I was born into foster care. My mother was in prison when she was raped and became pregnant with me. Like many mothers who must surrender their children to foster care because of addiction, disability, mental illness or incarceration, she was not allowed to keep me. And like all children entering the child welfare system, I didn’t have a choice either.
I was more fortunate than most because I was adopted when I was 3 years old. My adoptive mother was a single mother — remarkable and strong and a loving woman. Thanks to her, I graduated from high school, an accomplishment achieved by fewer than a third of youths in foster care. I went on to attend Cal State LA, her alma mater. (Only 2.5% of children who grow up in foster care graduate from a four-year college.)
But just before my college graduation, my life turned upside-down. My adoptive mother passed away, and that same year my biological mother sent me a letter from prison. It was my first contact with her, and through the letter I learned that I was a product of rape. I hoped I might be able to have a relationship with her, but she didn’t want to meet me. A face-to-face meeting, she felt, would only stir up traumatic memories.
For the first time in my life, I was completely alone.

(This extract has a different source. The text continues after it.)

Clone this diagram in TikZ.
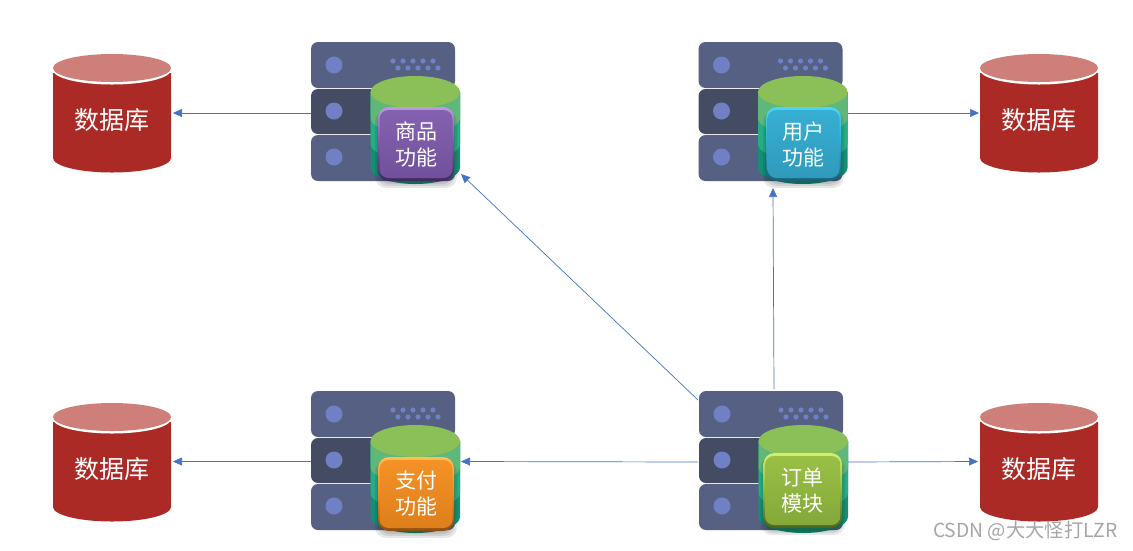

I was once again a motherless daughter. I had no money and no support system. For a short time, I was homeless, until I found a job and my new boss did something remarkable — she gave me the money to pay my first month’s rent. This act of kindness from a near stranger moved me to tears because the family of my adoptive mother had pushed me out on the streets.
I was able to move beyond the adversity I faced, thanks to a combination of my own determination and the support of my boss and other mentors. My experiences inspired me to become a mentor to other young women and to advocate for mentorship for children in foster care and other disadvantaged youth.

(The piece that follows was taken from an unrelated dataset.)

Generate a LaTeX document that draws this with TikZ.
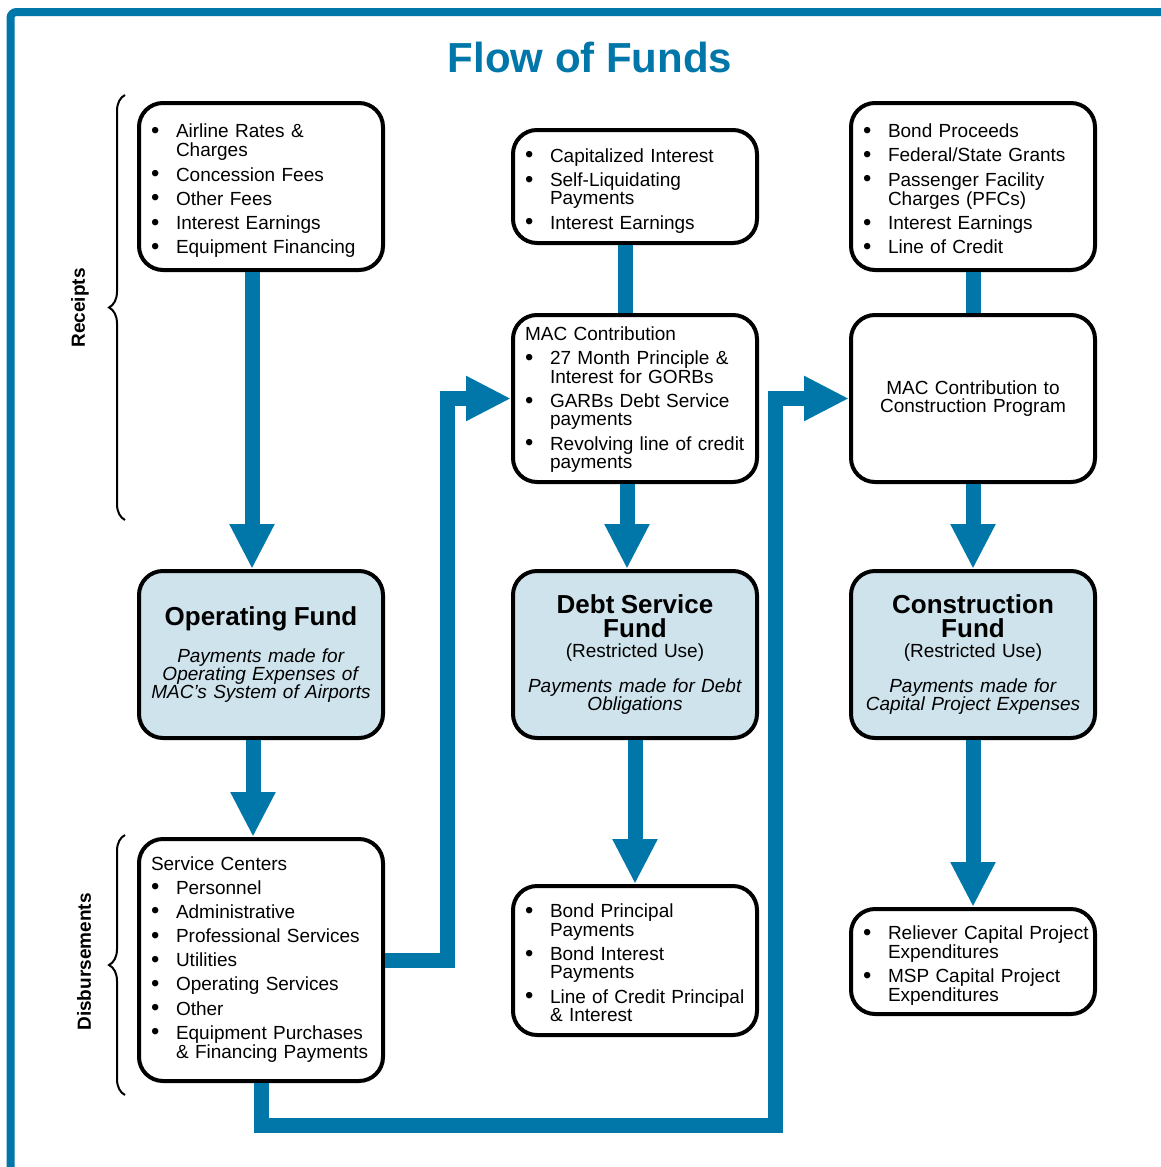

This country desperately needs more mentors. A report by the National Mentoring Partnership found that more than 1 in 3 young people, including an estimated 9 million at-risk youth, “never had an adult mentor of any kind” while growing up.”
I know the difference a mentor can make. An executive director of a nonprofit greatly helped me in my immediate post-college years. When a dear friend committed suicide, he helped me navigate a career change from architecture to child welfare and clinical psychology. A retired dean of education instilled in me the confidence I needed throughout my journey to earn my doctorate in public policy and nonprofit leadership.
But I often wonder how different my younger life might have been if I’d had a mentor during my childhood as I was sorting through the emotions of adoption and being a product of the child welfare system. Perhaps I would have had someone to turn to when my mother died. Perhaps I wouldn’t have felt so alone.
At any given time, 50,000 kids are in foster care in California — nearly 20% of the nation’s total foster youth population. Most have experienced some form of trauma. Understandably, students who are exposed to trauma and violence have higher suspension and expulsion rates and lower school attendance and grades. Mentorship can help them deal with some of the challenges that lead to poor academic performance and behavior. Research suggests that mentoring for children in foster care positively impacts mental health, educational functioning and peer relationships.
As a branch director for a Southern California nonprofit that provides children and families with social services, I know this: We all need human connection, but these children need it more than most. I have seen firsthand the benefit in connecting more youths in foster care with adult mentors who can instill hope, encourage change and provide a safe place for children of all ages to share their stories. A good mentor models positive behavior, teaches life skills and empowers kids to take on challenges with confidence. A strong relationship with a mentor can also give children in foster care a sense of belonging that they may never have experienced before.
There is no shortage of opportunities to mentor foster and adopted children — whether it’s through a well-known program like Foster Care to Success or a regional program like Cal State Northridge’s Adoption Promotion & Support Services. The Department of Child and Family Services can also refer potential mentors to specific organizations with the greatest needs. Children in foster care who are transitioning out of the foster care system are especially in need of mentors, because they may have lost their previous support networks.
Mentorship isn’t a cure-all. But it can make a profound difference in the life of a child who will suddenly feel less alone.
Kay Ramsey is executive branch director for Bethany Christian Services in Southern California.